__WHAT TO WORK ON__:
Say how many lines include "chart", with no words around the number.
* start *
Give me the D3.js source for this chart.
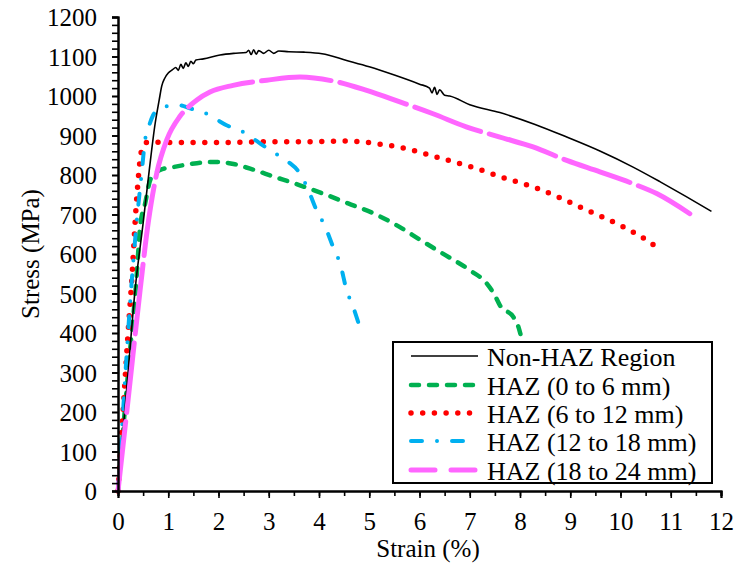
<!DOCTYPE html>
<html>
<head>
<meta charset="utf-8">
<script src="https://cdn.jsdelivr.net/npm/d3@7"></script>
<style>
  html, body { margin: 0; padding: 0; background: #fff; }
  svg { display: block; }
</style>
</head>
<body>
<svg id="chart" width="749" height="565"></svg>
<script>
// ---------- data (strain %, stress MPa) ----------
const nonHAZ = [[0,0],[0.1,150],[0.2,300],[0.34,509],[0.5,678],[0.62,810],[0.74,931],[0.82,990],[0.87,1025],[0.93,1045],[1.0,1058],[1.08,1066],[1.15,1072],[1.2,1065],[1.25,1080],[1.3,1070],[1.35,1084],[1.4,1075],[1.45,1088],[1.5,1082],[1.55,1091],[1.7,1094],[2.03,1104],[2.3,1108],[2.55,1110],[2.6,1116],[2.65,1105],[2.7,1117],[2.75,1106],[2.8,1115],[2.9,1108],[3.0,1116],[3.1,1108],[3.2,1114],[3.4,1112],[3.7,1111],[4.06,1107],[4.55,1090],[5.0,1074],[5.5,1053],[6.0,1030],[6.2,1020],[6.25,1008],[6.3,1022],[6.35,1004],[6.4,1016],[6.5,1002],[6.6,1000],[7.0,978],[7.6,958],[8.3,928],[8.93,896],[9.6,860],[10.25,820],[10.8,782],[11.3,746],[11.81,708]];
const haz0to6 = [[0,0],[0.2,300],[0.37,542],[0.44,669],[0.54,728],[0.64,787],[0.75,805],[0.84,813],[1.1,820],[1.57,830],[1.96,833],[2.3,828],[2.63,816],[3.1,796],[3.62,774],[4.1,752],[4.58,728],[5.1,702],[5.61,668],[6.0,637],[6.41,605],[7.0,559],[7.34,525],[7.5,495],[7.6,470],[7.87,440],[7.97,415],[8.01,397]];
const haz6to12 = [[0,0],[0.1,200],[0.2,400],[0.27,526],[0.37,737],[0.47,863],[0.53,878],[0.6,884],[1,882],[2,882],[3,884],[3.62,884],[4.5,886],[5.28,877],[5.8,865],[6.21,850],[7.14,816],[7.7,792],[8.26,770],[8.8,742],[9.33,711],[9.99,673],[10.42,643],[10.83,607]];
const haz12to18 = [[0,0],[0.1,200],[0.2,400],[0.27,526],[0.37,678],[0.47,804],[0.54,889],[0.62,925],[0.7,952],[0.8,965],[0.94,973],[1.2,977],[1.45,968],[1.7,959],[1.93,943],[2.16,926],[2.43,913],[2.69,892],[2.93,871],[3.19,850],[3.39,833],[3.62,804],[3.79,761],[3.95,711],[4.12,670],[4.28,618],[4.43,571],[4.55,508],[4.68,466],[4.86,394]];
const haz18to24 = [[0,0],[0.2,230],[0.44,509],[0.6,678],[0.77,804],[0.97,889],[1.23,948],[1.4,972],[1.57,990],[1.83,1010],[2.29,1027],[2.96,1040],[3.62,1048],[4.28,1038],[4.95,1014],[5.61,985],[6.27,955],[6.93,922],[7.6,896],[8.26,871],[8.93,837],[9.59,808],[10.25,778],[10.72,753],[11.38,702]];

const seriesNames = ["Non-HAZ Region","HAZ (0 to 6 mm)","HAZ (6 to 12 mm)","HAZ (12 to 18 mm)","HAZ (18 to 24 mm)"];
const xTicks = [0,1,2,3,4,5,6,7,8,9,10,11,12];
const yTicks = [0,100,200,300,400,500,600,700,800,900,1000,1100,1200];
const xTitle = "Strain (%)";
const yTitle = "Stress (MPa)";

// ---------- styles ----------
const styles = [
  {data: nonHAZ,    color: "#000000", width: 1.6, dash: null,          legendDash: null,         cap: "butt"},
  {data: haz0to6,   color: "#00B050", width: 4.5, dash: "8 10",        legendDash: "8 10",       cap: "round"},
  {data: haz6to12,  color: "#FF0000", width: 5.5, dash: "0 11.7",      legendDash: "0 11.7",     cap: "round"},
  {data: haz12to18, color: "#00B0F0", width: 4,   dash: "11 15 0 15",  legendDash: "11 15 0 15", cap: "round"},
  {data: haz18to24, color: "#FF66FF", width: 5,   dash: "70 9",        legendDash: "24 16",      cap: "round"}
];
const drawOrder = [1, 2, 3, 0, 4];
const FONT = "'Liberation Serif'";

const svg = d3.select("#chart");
svg.append("rect").attr("width", 749).attr("height", 565).attr("fill", "#fff");

const x = d3.scaleLinear().domain([0, 12]).range([118, 721]);
const y = d3.scaleLinear().domain([0, 1200]).range([491, 17]);

const FS = 25;

// curves
const line = d3.line().x(d => x(d[0])).y(d => y(d[1])).curve(d3.curveMonotoneX);
const g = svg.append("g");
drawOrder.forEach(i => {
  const s = styles[i];
  g.append("path")
    .attr("d", line(s.data))
    .attr("fill", "none")
    .attr("stroke", s.color)
    .attr("stroke-width", s.width)
    .attr("stroke-linecap", s.cap)
    .attr("stroke-linejoin", "round")
    .attr("stroke-dasharray", s.dash);
});

// y axis
const yMinor = svg.append("g").attr("transform", `translate(${x(0)},0)`)
  .call(d3.axisLeft(y).tickValues(d3.range(0, 1201, 20)).tickSize(6).tickFormat(""));
const yMajor = svg.append("g").attr("transform", `translate(${x(0)},0)`)
  .call(d3.axisLeft(y).tickValues(yTicks).tickSize(6).tickPadding(15).tickFormat(d3.format("d")));
// x axis
const xMinor = svg.append("g").attr("transform", `translate(0,${y(0)})`)
  .call(d3.axisBottom(x).tickValues(d3.range(0, 12.01, 0.5)).tickSize(5).tickFormat(""));
const xMajor = svg.append("g").attr("transform", `translate(0,${y(0)})`)
  .call(d3.axisBottom(x).tickValues(xTicks).tickSize(7).tickPadding(15).tickFormat(d3.format("d")));

[yMinor, yMajor, xMinor, xMajor].forEach(a => {
  a.attr("font-family", null).attr("font-size", null);
  a.selectAll("path.domain").attr("stroke", "#000").attr("stroke-width", 2);
  a.selectAll(".tick line").attr("stroke", "#000").attr("stroke-width", 1.6);
  a.selectAll("text").style("font-family", FONT).style("font-size", FS + "px").attr("fill", "#000");
});
yMajor.selectAll("text").attr("dy", "0.34em");
xMajor.selectAll("text").attr("dy", null).attr("y", 39);

// titles
svg.append("text")
  .attr("transform", "translate(39,254) rotate(-90)")
  .attr("text-anchor", "middle")
  .style("font-family", FONT).style("font-size", FS + "px")
  .text(yTitle);
svg.append("text")
  .attr("x", 428).attr("y", 557)
  .attr("text-anchor", "middle")
  .style("font-family", FONT).style("font-size", FS + "px")
  .text(xTitle);

// legend
const lg = svg.append("g");
lg.append("rect")
  .attr("x", 393).attr("y", 342).attr("width", 319).attr("height", 141)
  .attr("fill", "#fff").attr("stroke", "#000").attr("stroke-width", 2);
const rowY = [356, 385, 413, 441, 470];
seriesNames.forEach((name, i) => {
  const s = styles[i];
  lg.append("line")
    .attr("x1", 411).attr("x2", 478)
    .attr("y1", rowY[i]).attr("y2", rowY[i])
    .attr("stroke", s.color)
    .attr("stroke-width", s.width)
    .attr("stroke-linecap", s.cap)
    .attr("stroke-dasharray", s.legendDash);
  lg.append("text")
    .attr("x", 487).attr("y", rowY[i] + 10)
    .style("font-family", FONT).style("font-size", "26px")
    .text(name);
});
</script>
</body>
</html>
* end *
__FULL RESPONSE__:
3